═════ DATA BLOCK

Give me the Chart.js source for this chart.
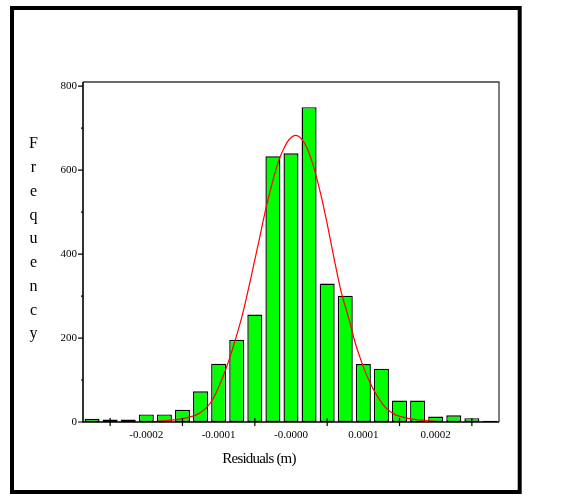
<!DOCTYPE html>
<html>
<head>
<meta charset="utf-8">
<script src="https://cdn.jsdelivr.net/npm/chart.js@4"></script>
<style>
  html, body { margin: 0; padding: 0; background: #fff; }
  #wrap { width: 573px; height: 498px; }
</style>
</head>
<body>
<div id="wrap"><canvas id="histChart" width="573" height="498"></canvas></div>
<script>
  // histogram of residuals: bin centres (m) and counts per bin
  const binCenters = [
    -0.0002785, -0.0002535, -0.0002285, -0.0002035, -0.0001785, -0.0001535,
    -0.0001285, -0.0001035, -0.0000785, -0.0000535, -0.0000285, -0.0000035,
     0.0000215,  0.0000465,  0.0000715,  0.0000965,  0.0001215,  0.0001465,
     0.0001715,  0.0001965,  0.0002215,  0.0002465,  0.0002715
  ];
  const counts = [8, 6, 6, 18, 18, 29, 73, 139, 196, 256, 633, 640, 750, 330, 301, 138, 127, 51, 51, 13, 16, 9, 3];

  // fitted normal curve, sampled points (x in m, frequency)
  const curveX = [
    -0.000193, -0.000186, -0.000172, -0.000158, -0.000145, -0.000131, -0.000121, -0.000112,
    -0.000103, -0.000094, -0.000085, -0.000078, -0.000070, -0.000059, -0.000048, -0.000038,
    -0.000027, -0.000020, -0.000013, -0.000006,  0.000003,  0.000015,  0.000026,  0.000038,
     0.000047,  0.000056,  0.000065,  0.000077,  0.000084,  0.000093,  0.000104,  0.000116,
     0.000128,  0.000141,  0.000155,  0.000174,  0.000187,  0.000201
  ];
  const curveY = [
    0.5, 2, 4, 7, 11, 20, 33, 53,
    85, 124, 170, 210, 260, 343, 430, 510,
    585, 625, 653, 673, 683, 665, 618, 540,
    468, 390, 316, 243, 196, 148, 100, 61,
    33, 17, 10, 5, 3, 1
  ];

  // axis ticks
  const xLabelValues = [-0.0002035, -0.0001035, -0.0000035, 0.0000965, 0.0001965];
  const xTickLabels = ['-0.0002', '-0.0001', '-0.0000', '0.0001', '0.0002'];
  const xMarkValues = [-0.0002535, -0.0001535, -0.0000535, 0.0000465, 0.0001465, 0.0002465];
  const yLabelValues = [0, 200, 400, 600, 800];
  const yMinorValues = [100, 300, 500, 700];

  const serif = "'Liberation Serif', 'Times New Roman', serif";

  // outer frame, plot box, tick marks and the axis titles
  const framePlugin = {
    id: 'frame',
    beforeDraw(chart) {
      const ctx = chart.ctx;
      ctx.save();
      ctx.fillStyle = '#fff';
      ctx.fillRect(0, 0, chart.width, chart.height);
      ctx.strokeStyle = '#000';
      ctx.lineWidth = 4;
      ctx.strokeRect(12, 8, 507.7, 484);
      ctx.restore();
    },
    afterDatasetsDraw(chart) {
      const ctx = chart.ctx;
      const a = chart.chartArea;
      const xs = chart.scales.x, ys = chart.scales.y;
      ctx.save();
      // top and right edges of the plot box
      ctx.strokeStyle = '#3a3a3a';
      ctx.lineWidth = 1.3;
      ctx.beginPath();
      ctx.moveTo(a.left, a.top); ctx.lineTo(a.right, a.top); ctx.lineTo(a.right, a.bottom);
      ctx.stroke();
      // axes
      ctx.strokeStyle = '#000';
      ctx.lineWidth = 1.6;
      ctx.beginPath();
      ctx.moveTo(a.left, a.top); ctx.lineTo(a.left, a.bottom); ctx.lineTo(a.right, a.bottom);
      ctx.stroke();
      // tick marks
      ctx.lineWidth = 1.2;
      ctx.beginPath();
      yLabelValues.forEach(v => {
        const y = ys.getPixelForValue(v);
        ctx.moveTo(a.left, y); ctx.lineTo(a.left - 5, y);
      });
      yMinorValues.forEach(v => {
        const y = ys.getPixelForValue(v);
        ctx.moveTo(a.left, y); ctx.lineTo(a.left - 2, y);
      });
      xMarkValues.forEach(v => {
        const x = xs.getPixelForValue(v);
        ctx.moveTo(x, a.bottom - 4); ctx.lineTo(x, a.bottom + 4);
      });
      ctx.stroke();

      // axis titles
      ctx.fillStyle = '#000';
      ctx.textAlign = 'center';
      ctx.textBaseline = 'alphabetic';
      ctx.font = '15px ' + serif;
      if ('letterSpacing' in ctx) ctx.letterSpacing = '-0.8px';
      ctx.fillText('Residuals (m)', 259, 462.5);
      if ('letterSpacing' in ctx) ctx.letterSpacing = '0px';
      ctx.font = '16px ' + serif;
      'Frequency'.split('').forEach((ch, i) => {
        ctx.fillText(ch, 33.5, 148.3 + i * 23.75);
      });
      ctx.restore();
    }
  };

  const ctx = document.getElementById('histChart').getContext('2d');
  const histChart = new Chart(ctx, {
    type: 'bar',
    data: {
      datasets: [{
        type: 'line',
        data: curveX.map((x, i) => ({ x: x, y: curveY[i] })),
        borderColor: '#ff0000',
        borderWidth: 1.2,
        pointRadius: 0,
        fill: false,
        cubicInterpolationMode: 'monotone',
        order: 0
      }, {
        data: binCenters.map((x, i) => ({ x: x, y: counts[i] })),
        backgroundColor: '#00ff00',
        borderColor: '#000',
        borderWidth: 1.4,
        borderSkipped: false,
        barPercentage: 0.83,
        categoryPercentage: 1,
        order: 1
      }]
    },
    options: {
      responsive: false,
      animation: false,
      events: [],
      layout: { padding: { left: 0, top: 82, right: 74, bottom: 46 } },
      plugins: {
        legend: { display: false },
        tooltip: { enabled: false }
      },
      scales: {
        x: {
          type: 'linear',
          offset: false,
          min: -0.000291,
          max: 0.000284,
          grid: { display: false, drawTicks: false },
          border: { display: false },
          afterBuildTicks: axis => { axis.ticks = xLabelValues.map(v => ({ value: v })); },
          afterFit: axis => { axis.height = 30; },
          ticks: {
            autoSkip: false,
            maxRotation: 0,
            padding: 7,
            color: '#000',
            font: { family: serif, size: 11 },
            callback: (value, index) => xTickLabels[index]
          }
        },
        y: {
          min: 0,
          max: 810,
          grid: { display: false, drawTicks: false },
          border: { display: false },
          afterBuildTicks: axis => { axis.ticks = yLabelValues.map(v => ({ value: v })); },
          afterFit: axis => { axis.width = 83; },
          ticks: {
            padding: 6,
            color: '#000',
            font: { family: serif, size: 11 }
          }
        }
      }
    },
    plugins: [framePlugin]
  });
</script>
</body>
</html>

══════════

WHAT YOU HAVE TO DO
Pictures are excluded: retype only the lines from the beginning of the listing above through the line with "13, 16, 9, 3];", both included.

WRITTEN ANSWER
Give me the Chart.js source for this chart.
<!DOCTYPE html>
<html>
<head>
<meta charset="utf-8">
<script src="https://cdn.jsdelivr.net/npm/chart.js@4"></script>
<style>
  html, body { margin: 0; padding: 0; background: #fff; }
  #wrap { width: 573px; height: 498px; }
</style>
</head>
<body>
<div id="wrap"><canvas id="histChart" width="573" height="498"></canvas></div>
<script>
  // histogram of residuals: bin centres (m) and counts per bin
  const binCenters = [
    -0.0002785, -0.0002535, -0.0002285, -0.0002035, -0.0001785, -0.0001535,
    -0.0001285, -0.0001035, -0.0000785, -0.0000535, -0.0000285, -0.0000035,
     0.0000215,  0.0000465,  0.0000715,  0.0000965,  0.0001215,  0.0001465,
     0.0001715,  0.0001965,  0.0002215,  0.0002465,  0.0002715
  ];
  const counts = [8, 6, 6, 18, 18, 29, 73, 139, 196, 256, 633, 640, 750, 330, 301, 138, 127, 51, 51, 13, 16, 9, 3];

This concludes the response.